Die typische Ausgestaltung des Realkredits setzt eine dingliche Sicherheit am Grundstück voraus, die erst mit der Eintragung im Grundbuch entsteht. Ohne diese Eintragung liegt keine grundbuchlich gesicherte Realsicherheit vor, und es handelt sich nicht um einen Realkredit im engeren Sinne.

Welche Bedeutung hat der Rang der Grundschuld?

Der Rang bestimmt die Reihenfolge, in der Gläubiger im Verwertungsfall aus dem Versteigerungserlös bedient werden. Ein vorrangiger Eintrag erhält vor einem nachrangigen Eintrag Zahlung. Der Rang wirkt sich auf Risiko und Konditionen des Darlehens aus.

Welche Maßnahmen sind bei Zahlungsverzug möglich?

Bei fortbestehendem Verzug kommen Kündigung des Darlehens und die Verwertung der Sicherheit in Betracht. Die Durchsetzung erfolgt regelmäßig über Zwangsversteigerung oder Zwangsverwaltung. Voraussetzungen und Abläufe ergeben sich aus Vertrag und allgemeinen Regeln des Vollstreckungsrechts.

Ist eine Vorfälligkeitsentschädigung zulässig?

Bei vorzeitiger Rückzahlung während einer Zinsbindungsfrist kann eine Entschädigung vereinbart sein. Ihre Zulässigkeit und Berechnung orientieren sich an transparenten vertraglichen Grundlagen und anerkannten Berechnungsprinzipien.

Kann eine Grundschuld auf einen neuen Gläubiger übertragen werden?

Ja. Grundschulden sind übertragbar. Die Abtretung wird schriftlich vereinbart und im Grundbuch verlautbart. Für den Darlehensnehmer ist der neue Gläubiger maßgeblich, sobald der Wechsel wirksam geworden ist und angezeigt wurde.

Welche Folgen hat eine Insolvenz des Darlehensnehmers?
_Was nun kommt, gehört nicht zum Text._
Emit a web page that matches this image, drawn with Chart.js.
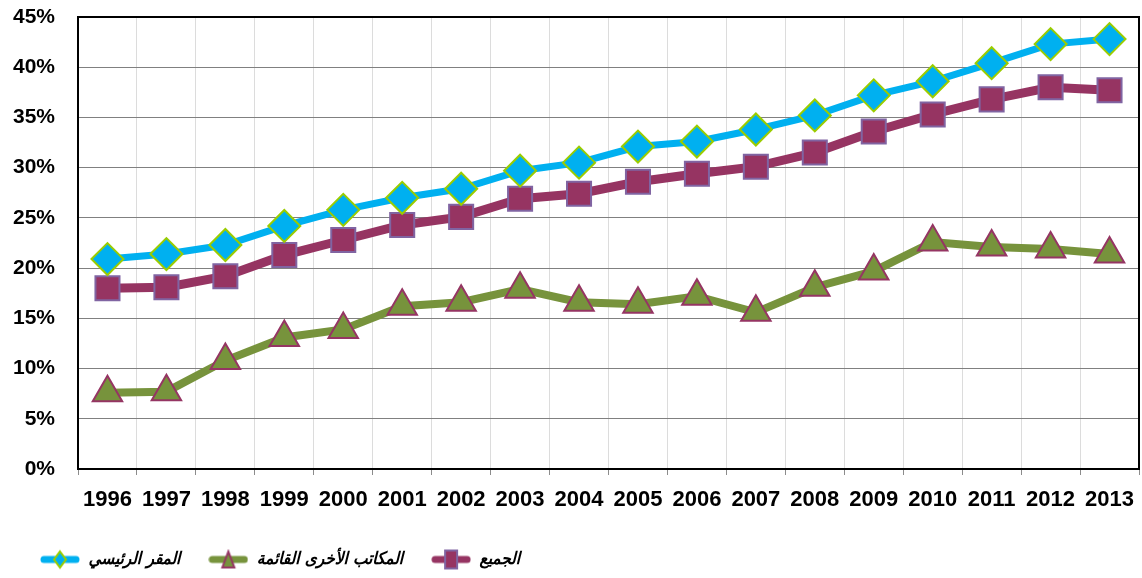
<!DOCTYPE html>
<html>
<head>
<meta charset="utf-8">
<script src="https://cdn.jsdelivr.net/npm/chart.js@4/dist/chart.umd.min.js"></script>
<style>
    html, body { margin: 0; padding: 0; background: #ffffff; }
    #wrap { width: 1142px; height: 578px; }
</style>
</head>
<body>
<div id="wrap"><canvas id="sharesChart" width="1142" height="578"></canvas></div>
<script>
// --- data ---
const years = ['1996', '1997', '1998', '1999', '2000', '2001', '2002', '2003', '2004',
               '2005', '2006', '2007', '2008', '2009', '2010', '2011', '2012', '2013'];
const hqValues = [20.9, 21.4, 22.3, 24.2, 25.8, 27.0, 27.9, 29.7, 30.5,
                  32.1, 32.6, 33.8, 35.2, 37.2, 38.6, 40.4, 42.3, 42.8];
const otherOfficesValues = [7.6, 7.7, 10.8, 13.1, 13.9, 16.2, 16.6, 17.9, 16.6,
                            16.4, 17.2, 15.6, 18.1, 19.7, 22.6, 22.1, 21.9, 21.4];
const allValues = [18.0, 18.1, 19.2, 21.3, 22.8, 24.3, 25.1, 26.9, 27.4,
                   28.6, 29.4, 30.1, 31.5, 33.6, 35.3, 36.8, 38.0, 37.7];
const seriesNames = ['المقر الرئيسي', 'المكاتب الأخرى القائمة', 'الجميع'];
const yMin = 0;
const yMax = 45;
const yStep = 5;

// --- colours ---
const BLUE = '#00b0f0';
const BLUE_EDGE = '#9bcc00';
const GREEN = '#77933c';
const GREEN_EDGE = '#953563';
const PURPLE = '#963462';
const PURPLE_EDGE = '#8064a2';

// --- legend icons (line + marker) ---
function makeIcon(lineColor, drawMarker) {
    const c = document.createElement('canvas');
    c.width = 40;
    c.height = 22;
    const g = c.getContext('2d');
    g.strokeStyle = lineColor;
    g.lineWidth = 7;
    g.lineCap = 'round';
    g.beginPath();
    g.moveTo(4, 11);
    g.lineTo(36, 11);
    g.stroke();
    drawMarker(g);
    return c;
}

const hqIcon = makeIcon(BLUE, g => {
    g.beginPath();
    g.moveTo(20, 3); g.lineTo(26, 11); g.lineTo(20, 19); g.lineTo(14, 11);
    g.closePath();
    g.fillStyle = BLUE; g.fill();
    g.strokeStyle = BLUE_EDGE; g.lineWidth = 2; g.stroke();
});
const otherIcon = makeIcon(GREEN, g => {
    g.beginPath();
    g.moveTo(20, 3); g.lineTo(26, 19); g.lineTo(14, 19);
    g.closePath();
    g.fillStyle = GREEN; g.fill();
    g.strokeStyle = GREEN_EDGE; g.lineWidth = 2; g.stroke();
});
const allIcon = makeIcon(PURPLE, g => {
    g.fillStyle = PURPLE;
    g.fillRect(14, 2, 12, 18);
    g.strokeStyle = PURPLE_EDGE; g.lineWidth = 2;
    g.strokeRect(14, 2, 12, 18);
});
const legendIcons = [hqIcon, otherIcon, allIcon];

// --- frame round the plot area ---
const plotFrame = {
    id: 'plotFrame',
    afterDraw(chart) {
        const { ctx, chartArea } = chart;
        ctx.save();
        ctx.strokeStyle = '#000000';
        ctx.lineWidth = 2;
        ctx.strokeRect(chartArea.left, chartArea.top,
                       chartArea.right - chartArea.left, chartArea.bottom - chartArea.top);
        ctx.restore();
    }
};

const ctx = document.getElementById('sharesChart').getContext('2d');

new Chart(ctx, {
    type: 'line',
    data: {
        labels: years,
        datasets: [
            {
                label: seriesNames[0],
                data: hqValues,
                borderColor: BLUE,
                borderWidth: 7,
                pointStyle: 'rectRot',
                pointRadius: 16,
                pointBackgroundColor: BLUE,
                pointBorderColor: BLUE_EDGE,
                pointBorderWidth: 2,
                tension: 0
            },
            {
                label: seriesNames[1],
                data: otherOfficesValues,
                borderColor: GREEN,
                borderWidth: 8,
                pointStyle: 'triangle',
                pointRadius: 17,
                pointBackgroundColor: GREEN,
                pointBorderColor: GREEN_EDGE,
                pointBorderWidth: 2,
                tension: 0
            },
            {
                label: seriesNames[2],
                data: allValues,
                borderColor: PURPLE,
                borderWidth: 9,
                pointStyle: 'rect',
                pointRadius: 17,
                pointBackgroundColor: PURPLE,
                pointBorderColor: PURPLE_EDGE,
                pointBorderWidth: 2,
                tension: 0
            }
        ]
    },
    options: {
        responsive: false,
        animation: false,
        events: [],
        layout: { autoPadding: false, padding: { left: 12, right: 3, top: 17, bottom: 0 } },
        plugins: {
            tooltip: { enabled: false },
            legend: {
                position: 'bottom',
                align: 'start',
                labels: {
                    usePointStyle: true,
                    pointStyleWidth: 40,
                    padding: 28,
                    color: '#000000',
                    font: { family: "'DejaVu Sans Condensed', 'DejaVu Sans'", size: 17, weight: 'bold', style: 'italic' },
                    generateLabels: chart => {
                        const items = Chart.defaults.plugins.legend.labels.generateLabels(chart);
                        items.forEach((item, i) => { item.pointStyle = legendIcons[i]; });
                        return items;
                    }
                }
            }
        },
        scales: {
            x: {
                offset: true,
                afterFit: scale => {
                    scale.height = 54;
                    scale.paddingLeft = 0;
                    scale.paddingRight = 0;
                },
                grid: {
                    offset: true,
                    color: '#dcdcdc',
                    lineWidth: 1,
                    drawTicks: true,
                    tickLength: 6,
                    tickColor: '#8c8c8c'
                },
                border: { display: true, color: '#000000', width: 2 },
                ticks: {
                    color: '#000000',
                    padding: 12,
                    maxRotation: 0,
                    autoSkip: false,
                    font: { family: 'Liberation Sans', size: 22, weight: 'bold' }
                }
            },
            y: {
                min: yMin,
                max: yMax,
                afterFit: scale => {
                    scale.width = 66;
                    scale.paddingTop = 0;
                    scale.paddingBottom = 0;
                },
                grid: {
                    color: '#808080',
                    lineWidth: 1,
                    drawTicks: false
                },
                border: { display: true, color: '#000000', width: 2 },
                ticks: {
                    stepSize: yStep,
                    color: '#000000',
                    padding: 23,
                    font: { family: 'Liberation Sans', size: 21, weight: 'bold' },
                    callback: value => value + '%'
                }
            }
        }
    },
    plugins: [plotFrame]
});
</script>
</body>
</html>
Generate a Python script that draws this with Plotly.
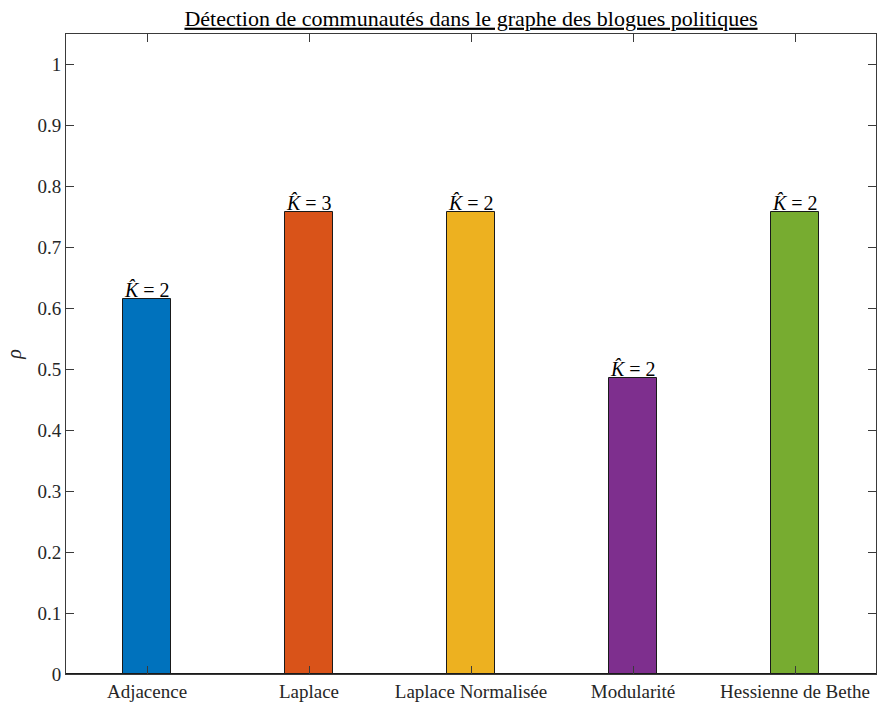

Der gesicherte Gläubiger kann sich aus der Immobilie befriedigen, da die Grundschuld eine Absonderungsberechtigung vermittelt. Reicht der Verwertungserlös nicht aus, bleibt die persönliche Haftung für den verbleibenden Anspruch nach den allgemeinen Regeln bestehen, soweit keine abweichenden Vereinbarungen getroffen wurden.